Do this: Write out each line of the listing as it stands, without the images.

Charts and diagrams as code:

════════

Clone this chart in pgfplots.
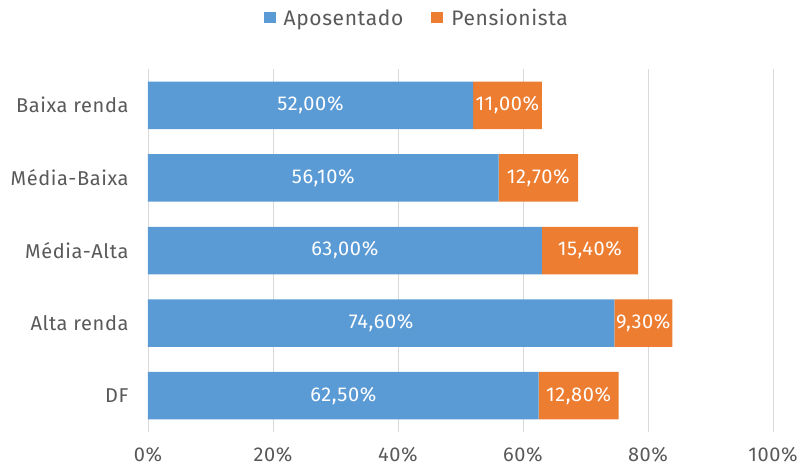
\documentclass[border=0pt]{standalone}
\usepackage{pgfplots}
\pgfplotsset{compat=1.18}
\usepackage{fontspec}
\setmainfont{Fira Sans}[LetterSpace=3]
\definecolor{barblue}{HTML}{5B9BD5}
\definecolor{barorange}{HTML}{ED7D31}
\definecolor{txtgray}{HTML}{595959}
\definecolor{gridgray}{HTML}{D9D9D9}

\begin{document}
\begin{tikzpicture}
\useasboundingbox (-148pt,-37pt) rectangle (657pt,432pt);
\begin{axis}[
  xbar stacked, scale only axis, width=625pt, height=363pt,
  xmin=0, xmax=100, ymin=-0.5, ymax=4.5,
  bar width=47.5pt,
  ytick={0,1,2,3,4},
  yticklabels={DF,Alta renda,Média-Alta,Média-Baixa,Baixa renda},
  xtick={0,20,...,100},
  xticklabels={0\%,20\%,40\%,60\%,80\%,100\%},
  xmajorgrids, grid style={gridgray, line width=0.8pt},
  axis line style={draw=none}, major tick length=0pt,
  tick label style={font=\fontsize{20}{24}\selectfont, text=txtgray},
  yticklabel style={xshift=-16pt},
  xticklabel style={yshift=-12pt},
  nodes near coords, point meta=explicit symbolic,
  every node near coord/.append style={font=\fontsize{20}{24}\selectfont, text=white,
    anchor=center},
  legend style={at={(0.430,1.1405)}, anchor=center, draw=none, legend columns=2,
    font=\fontsize{21}{25}\selectfont, text=txtgray,
    /tikz/every odd column/.append style={column sep=6pt},
    /tikz/every even column/.append style={column sep=26pt}},
  legend image code/.code={\fill[#1] (0pt,-5.5pt) rectangle (12pt,6pt);},
]
\addplot[fill=barblue, draw=none] coordinates {
  (62.5,0) [62,50\%]
  (74.6,1) [74,60\%]
  (63.0,2) [63,00\%]
  (56.1,3) [56,10\%]
  (52.0,4) [52,00\%]
};
\addplot[fill=barorange, draw=none] coordinates {
  (12.8,0) [12,80\%]
  (9.3,1) [9,30\%]
  (15.4,2) [15,40\%]
  (12.7,3) [12,70\%]
  (11.0,4) [11,00\%]
};
\legend{Aposentado,Pensionista}
\end{axis}
\end{tikzpicture}
\end{document}
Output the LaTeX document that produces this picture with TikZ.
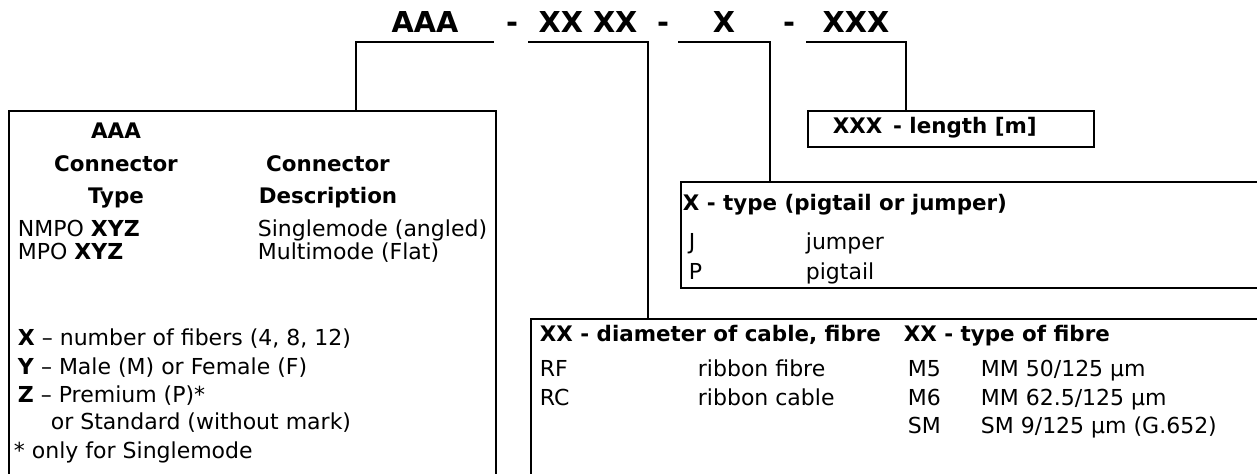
\documentclass[tikz,border=0pt]{standalone}
\usepackage{fontspec}
\setmainfont{DejaVu Sans}

\begin{document}
\begin{tikzpicture}[
    x=0.5pt, y=-0.5pt,
    line width=0.9pt,
    code/.style={anchor=base, inner xsep=0pt, inner ysep=4pt, text depth=0pt, font=\fontsize{14.4}{17}\selectfont\bfseries},
    panel/.style={rectangle, draw, anchor=north west, inner sep=0pt},
    txt/.style={anchor=base west, inner sep=0pt, font=\fontsize{11}{13}\selectfont},
    head/.style={txt, font=\fontsize{10.7}{13}\selectfont\bfseries},
    colhead/.style={anchor=base, inner sep=0pt, font=\fontsize{10.7}{13}\selectfont\bfseries}
]
    \useasboundingbox (0,0) rectangle (1257,474);
    \clip (0,0) rectangle (1257,474);

    % Order code
    \node[code, minimum width=68pt] (codeA) at (425,33) {AAA};
    \node[code] (dash1) at (512,33) {-};
    \node[code, minimum width=59pt] (codeD) at (588,33) {XX XX};
    \node[code] (dash2) at (663,33) {-};
    \node[code, minimum width=45pt] (codeT) at (724,33) {X};
    \node[code] (dash3) at (789,33) {-};
    \node[code, minimum width=49pt] (codeL) at (856,33) {XXX};

    % Panels
    \node[panel, minimum width=243.5pt, minimum height=190pt] (boxA) at (8,110) {};
    \node[panel, minimum width=143pt, minimum height=18pt] (boxL) at (807,110) {};
    \node[panel, minimum width=300pt, minimum height=53pt] (boxT) at (680,181) {};
    \node[panel, minimum width=375pt, minimum height=90pt] (boxD) at (530,318) {};

    % Links
    \draw (codeA.south east) -- (codeA.south west) -- (codeA.south west |- boxA.north);
    \draw (codeD.south west) -- (codeD.south east) -- (codeD.south east |- boxD.north);
    \draw (codeT.south west) -- (codeT.south east) -- (codeT.south east |- boxT.north);
    \draw (codeL.south west) -- (codeL.south east) -- (codeL.south east |- boxL.north);

    % Connector type
    \node[colhead] (aaaHead) at (116,139) {AAA};
    \node[colhead] (typeHead1) at (116,172) {Connector};
    \node[colhead] (descHead1) at (328,172) {Connector};
    \node[colhead] (typeHead2) at (116,204) {Type};
    \node[colhead] (descHead2) at (328,204) {Description};
    \node[txt] (nmpo) at (17,237) {NMPO \textbf{XYZ}};
    \node[txt] (nmpoDesc) at (257,237) {Singlemode (angled)};
    \node[txt] (mpo) at (17,260) {MPO \textbf{XYZ}};
    \node[txt] (mpoDesc) at (257,260) {Multimode (Flat)};
    \node[txt] (keyX) at (17,346) {\textbf{X} -- number of fibers (4, 8, 12)};
    \node[txt] (keyY) at (17,375) {\textbf{Y} -- Male (M) or Female (F)};
    \node[txt] (keyZ) at (17,403) {\textbf{Z} -- Premium (P)*};
    \node[txt] (keyZb) at (50,430) {or Standard (without mark)};
    \node[txt] (note) at (13,459) {* only for Singlemode};

    % Length
    \node[head] (lenText) at (832,134) {XXX\hspace{0.5em}- length [m]};

    % Pigtail / jumper
    \node[head] (typeHead) at (682,211) {X - type (pigtail or jumper)};
    \node[txt] (typeJ) at (688,250) {J};
    \node[txt] (typeJDesc) at (805,250) {jumper};
    \node[txt] (typeP) at (688,280) {P};
    \node[txt] (typePDesc) at (805,280) {pigtail};

    % Cable and fibre
    \node[head] (diamHead) at (539,342) {XX - diameter of cable, fibre};
    \node[head] (fibreHead) at (903,342) {XX - type of fibre};
    \node[txt] (diamRF) at (539,377) {RF};
    \node[txt] (diamRFDesc) at (697,377) {ribbon fibre};
    \node[txt] (diamRC) at (539,406) {RC};
    \node[txt] (diamRCDesc) at (697,406) {ribbon cable};
    \node[txt] (fibreM5) at (907,377) {M5};
    \node[txt] (fibreM5Desc) at (980,377) {MM 50/125 µm};
    \node[txt] (fibreM6) at (907,406) {M6};
    \node[txt] (fibreM6Desc) at (980,406) {MM 62.5/125 µm};
    \node[txt] (fibreSM) at (907,434) {SM};
    \node[txt] (fibreSMDesc) at (980,434) {SM 9/125 µm (G.652)};
\end{tikzpicture}
\end{document}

════════

Correct output:
Clone this chart in pgfplots.
\documentclass[border=0pt]{standalone}
\usepackage{pgfplots}
\pgfplotsset{compat=1.18}
\usepackage{fontspec}
\setmainfont{Fira Sans}[LetterSpace=3]
\definecolor{barblue}{HTML}{5B9BD5}
\definecolor{barorange}{HTML}{ED7D31}
\definecolor{txtgray}{HTML}{595959}
\definecolor{gridgray}{HTML}{D9D9D9}

\begin{document}
\begin{tikzpicture}
\useasboundingbox (-148pt,-37pt) rectangle (657pt,432pt);
\begin{axis}[
  xbar stacked, scale only axis, width=625pt, height=363pt,
  xmin=0, xmax=100, ymin=-0.5, ymax=4.5,
  bar width=47.5pt,
  ytick={0,1,2,3,4},
  yticklabels={DF,Alta renda,Média-Alta,Média-Baixa,Baixa renda},
  xtick={0,20,...,100},
  xticklabels={0\%,20\%,40\%,60\%,80\%,100\%},
  xmajorgrids, grid style={gridgray, line width=0.8pt},
  axis line style={draw=none}, major tick length=0pt,
  tick label style={font=\fontsize{20}{24}\selectfont, text=txtgray},
  yticklabel style={xshift=-16pt},
  xticklabel style={yshift=-12pt},
  nodes near coords, point meta=explicit symbolic,
  every node near coord/.append style={font=\fontsize{20}{24}\selectfont, text=white,
    anchor=center},
  legend style={at={(0.430,1.1405)}, anchor=center, draw=none, legend columns=2,
    font=\fontsize{21}{25}\selectfont, text=txtgray,
    /tikz/every odd column/.append style={column sep=6pt},
    /tikz/every even column/.append style={column sep=26pt}},
  legend image code/.code={\fill[#1] (0pt,-5.5pt) rectangle (12pt,6pt);},
]
\addplot[fill=barblue, draw=none] coordinates {
  (62.5,0) [62,50\%]
  (74.6,1) [74,60\%]
  (63.0,2) [63,00\%]
  (56.1,3) [56,10\%]
  (52.0,4) [52,00\%]
};
\addplot[fill=barorange, draw=none] coordinates {
  (12.8,0) [12,80\%]
  (9.3,1) [9,30\%]
  (15.4,2) [15,40\%]
  (12.7,3) [12,70\%]
  (11.0,4) [11,00\%]
};
\legend{Aposentado,Pensionista}
\end{axis}
\end{tikzpicture}
\end{document}
Output the LaTeX document that produces this picture with TikZ.
\documentclass[tikz,border=0pt]{standalone}
\usepackage{fontspec}
\setmainfont{DejaVu Sans}

\begin{document}
\begin{tikzpicture}[
    x=0.5pt, y=-0.5pt,
    line width=0.9pt,
    code/.style={anchor=base, inner xsep=0pt, inner ysep=4pt, text depth=0pt, font=\fontsize{14.4}{17}\selectfont\bfseries},
    panel/.style={rectangle, draw, anchor=north west, inner sep=0pt},
    txt/.style={anchor=base west, inner sep=0pt, font=\fontsize{11}{13}\selectfont},
    head/.style={txt, font=\fontsize{10.7}{13}\selectfont\bfseries},
    colhead/.style={anchor=base, inner sep=0pt, font=\fontsize{10.7}{13}\selectfont\bfseries}
]
    \useasboundingbox (0,0) rectangle (1257,474);
    \clip (0,0) rectangle (1257,474);

    % Order code
    \node[code, minimum width=68pt] (codeA) at (425,33) {AAA};
    \node[code] (dash1) at (512,33) {-};
    \node[code, minimum width=59pt] (codeD) at (588,33) {XX XX};
    \node[code] (dash2) at (663,33) {-};
    \node[code, minimum width=45pt] (codeT) at (724,33) {X};
    \node[code] (dash3) at (789,33) {-};
    \node[code, minimum width=49pt] (codeL) at (856,33) {XXX};

    % Panels
    \node[panel, minimum width=243.5pt, minimum height=190pt] (boxA) at (8,110) {};
    \node[panel, minimum width=143pt, minimum height=18pt] (boxL) at (807,110) {};
    \node[panel, minimum width=300pt, minimum height=53pt] (boxT) at (680,181) {};
    \node[panel, minimum width=375pt, minimum height=90pt] (boxD) at (530,318) {};

    % Links
    \draw (codeA.south east) -- (codeA.south west) -- (codeA.south west |- boxA.north);
    \draw (codeD.south west) -- (codeD.south east) -- (codeD.south east |- boxD.north);
    \draw (codeT.south west) -- (codeT.south east) -- (codeT.south east |- boxT.north);
    \draw (codeL.south west) -- (codeL.south east) -- (codeL.south east |- boxL.north);

    % Connector type
    \node[colhead] (aaaHead) at (116,139) {AAA};
    \node[colhead] (typeHead1) at (116,172) {Connector};
    \node[colhead] (descHead1) at (328,172) {Connector};
    \node[colhead] (typeHead2) at (116,204) {Type};
    \node[colhead] (descHead2) at (328,204) {Description};
    \node[txt] (nmpo) at (17,237) {NMPO \textbf{XYZ}};
    \node[txt] (nmpoDesc) at (257,237) {Singlemode (angled)};
    \node[txt] (mpo) at (17,260) {MPO \textbf{XYZ}};
    \node[txt] (mpoDesc) at (257,260) {Multimode (Flat)};
    \node[txt] (keyX) at (17,346) {\textbf{X} -- number of fibers (4, 8, 12)};
    \node[txt] (keyY) at (17,375) {\textbf{Y} -- Male (M) or Female (F)};
    \node[txt] (keyZ) at (17,403) {\textbf{Z} -- Premium (P)*};
    \node[txt] (keyZb) at (50,430) {or Standard (without mark)};
    \node[txt] (note) at (13,459) {* only for Singlemode};

    % Length
    \node[head] (lenText) at (832,134) {XXX\hspace{0.5em}- length [m]};

    % Pigtail / jumper
    \node[head] (typeHead) at (682,211) {X - type (pigtail or jumper)};
    \node[txt] (typeJ) at (688,250) {J};
    \node[txt] (typeJDesc) at (805,250) {jumper};
    \node[txt] (typeP) at (688,280) {P};
    \node[txt] (typePDesc) at (805,280) {pigtail};

    % Cable and fibre
    \node[head] (diamHead) at (539,342) {XX - diameter of cable, fibre};
    \node[head] (fibreHead) at (903,342) {XX - type of fibre};
    \node[txt] (diamRF) at (539,377) {RF};
    \node[txt] (diamRFDesc) at (697,377) {ribbon fibre};
    \node[txt] (diamRC) at (539,406) {RC};
    \node[txt] (diamRCDesc) at (697,406) {ribbon cable};
    \node[txt] (fibreM5) at (907,377) {M5};
    \node[txt] (fibreM5Desc) at (980,377) {MM 50/125 µm};
    \node[txt] (fibreM6) at (907,406) {M6};
    \node[txt] (fibreM6Desc) at (980,406) {MM 62.5/125 µm};
    \node[txt] (fibreSM) at (907,434) {SM};
    \node[txt] (fibreSMDesc) at (980,434) {SM 9/125 µm (G.652)};
\end{tikzpicture}
\end{document}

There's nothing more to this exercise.